Thoughts? This is just a concept at the moment.

I think there is too much transaction going to your database, you have the idea already but I think there will be even more better design than this. Technically I don't want my database to do all the work for me specially on the locking part. I guess if you can create another app that monitors the locked documents , something like a client-server setup application , then I think it will be a lot faster and you can actually patch up some logic behind it.

I think your solution will help you out as your initial proof of concept. Try it first because you will never know if it really works the way you want it and experienced it.

I can't push my suggestions to you since you're actually the one doing the programming part and not me, hope you can solved your problem the soonest possible time.

I think there is too much transaction going to your database, you have the idea already but I think there will be even more better design than this. Technically I don't want my database to do all the work for me specially on the locking part. I guess if you can create another app that monitors the locked documents , something like a client-server setup application , then I think it will be a lot faster and you can actually patch up some logic behind it.

I think your solution will help you out as your initial proof of concept.

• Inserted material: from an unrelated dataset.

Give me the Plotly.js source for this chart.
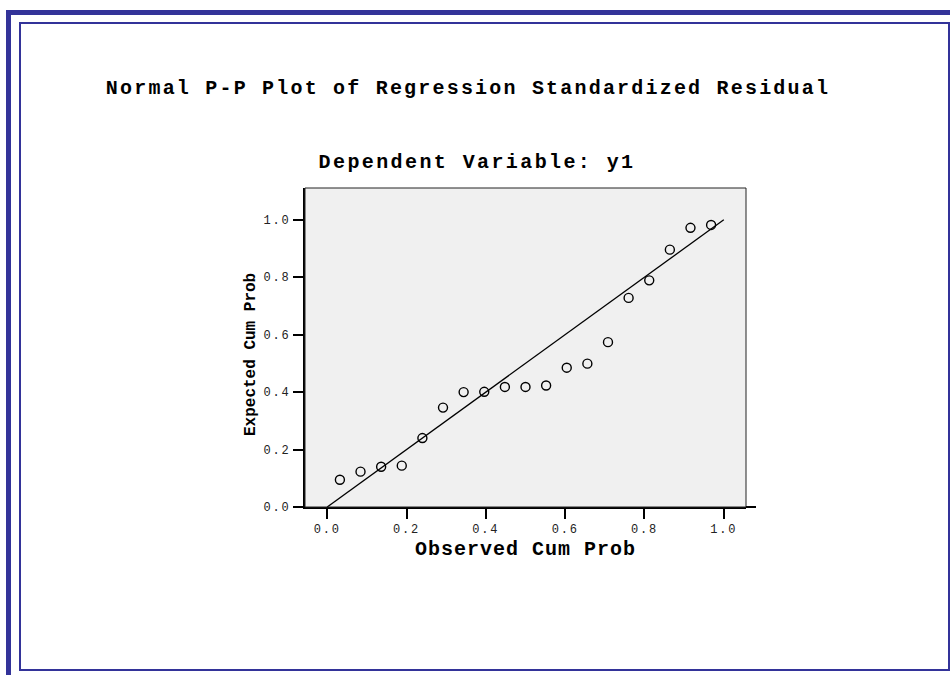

Try it first because you will never know if it really works the way you want it and experienced it.

I can't push my suggestions to you since you're actually the one doing the programming part and not me, hope you can solved your problem the soonest possible time.

I can see where there could potentially be quite a few transactions going to the database...but having a second piece of software installed on the SQL server could complicate things.

Do you think that there would be much of a performance impact on either the SQL server itself or the application? Or is it the design that concerns you?